### Given task
Count lines with the string "matplotlib" in them. State the number alone.

+++ Supplied information

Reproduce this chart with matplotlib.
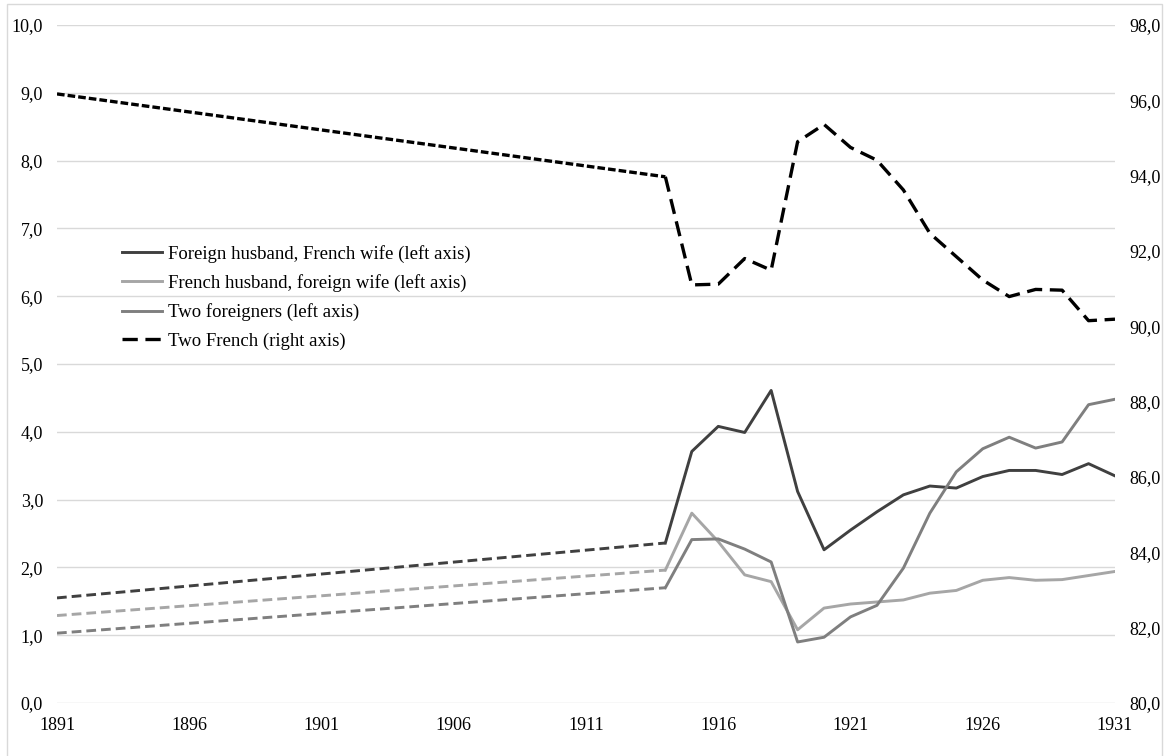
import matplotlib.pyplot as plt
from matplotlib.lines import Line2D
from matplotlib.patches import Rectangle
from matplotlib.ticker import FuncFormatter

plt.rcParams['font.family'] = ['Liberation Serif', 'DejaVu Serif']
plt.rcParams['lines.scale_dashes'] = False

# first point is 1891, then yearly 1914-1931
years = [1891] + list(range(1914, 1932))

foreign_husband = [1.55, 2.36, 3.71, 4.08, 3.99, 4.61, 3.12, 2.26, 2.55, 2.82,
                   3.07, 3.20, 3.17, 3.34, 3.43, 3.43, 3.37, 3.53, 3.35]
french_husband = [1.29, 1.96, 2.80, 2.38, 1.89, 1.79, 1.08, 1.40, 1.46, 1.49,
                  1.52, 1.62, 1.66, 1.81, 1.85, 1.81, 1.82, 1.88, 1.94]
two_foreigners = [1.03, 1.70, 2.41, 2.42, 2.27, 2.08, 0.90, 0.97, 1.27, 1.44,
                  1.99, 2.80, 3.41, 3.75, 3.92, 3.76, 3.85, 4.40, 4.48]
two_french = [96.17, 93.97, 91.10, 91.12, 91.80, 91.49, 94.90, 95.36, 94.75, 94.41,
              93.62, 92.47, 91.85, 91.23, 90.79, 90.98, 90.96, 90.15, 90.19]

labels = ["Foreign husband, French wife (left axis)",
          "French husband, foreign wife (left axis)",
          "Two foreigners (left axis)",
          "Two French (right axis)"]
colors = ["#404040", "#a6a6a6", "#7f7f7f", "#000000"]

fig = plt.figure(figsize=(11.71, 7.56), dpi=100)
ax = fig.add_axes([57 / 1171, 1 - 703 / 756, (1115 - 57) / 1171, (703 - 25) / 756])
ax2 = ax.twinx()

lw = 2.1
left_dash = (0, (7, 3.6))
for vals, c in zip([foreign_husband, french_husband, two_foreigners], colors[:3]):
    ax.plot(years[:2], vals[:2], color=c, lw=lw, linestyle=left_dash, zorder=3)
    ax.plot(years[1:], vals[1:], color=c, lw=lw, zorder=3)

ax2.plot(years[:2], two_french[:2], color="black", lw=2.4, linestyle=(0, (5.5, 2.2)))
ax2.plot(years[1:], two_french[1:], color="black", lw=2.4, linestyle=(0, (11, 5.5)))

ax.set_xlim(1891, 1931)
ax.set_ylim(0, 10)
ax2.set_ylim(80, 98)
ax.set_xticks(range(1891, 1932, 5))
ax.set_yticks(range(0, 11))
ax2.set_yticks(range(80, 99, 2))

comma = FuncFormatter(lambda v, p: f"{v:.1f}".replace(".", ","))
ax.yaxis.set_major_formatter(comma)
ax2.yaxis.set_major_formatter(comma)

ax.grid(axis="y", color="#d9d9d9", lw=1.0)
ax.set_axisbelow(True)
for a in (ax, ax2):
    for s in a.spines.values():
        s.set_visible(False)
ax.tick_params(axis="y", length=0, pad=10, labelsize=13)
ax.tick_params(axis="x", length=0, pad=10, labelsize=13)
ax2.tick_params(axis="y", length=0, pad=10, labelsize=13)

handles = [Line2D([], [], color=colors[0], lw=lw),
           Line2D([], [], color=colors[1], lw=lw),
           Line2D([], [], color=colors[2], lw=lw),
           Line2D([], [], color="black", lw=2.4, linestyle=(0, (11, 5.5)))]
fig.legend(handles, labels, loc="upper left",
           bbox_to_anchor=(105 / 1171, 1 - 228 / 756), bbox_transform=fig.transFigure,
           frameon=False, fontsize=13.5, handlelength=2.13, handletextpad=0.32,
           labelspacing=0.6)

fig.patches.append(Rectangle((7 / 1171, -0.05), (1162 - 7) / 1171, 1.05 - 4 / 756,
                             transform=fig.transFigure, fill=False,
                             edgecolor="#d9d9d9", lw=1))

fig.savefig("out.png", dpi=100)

++++++

### Correct answer
5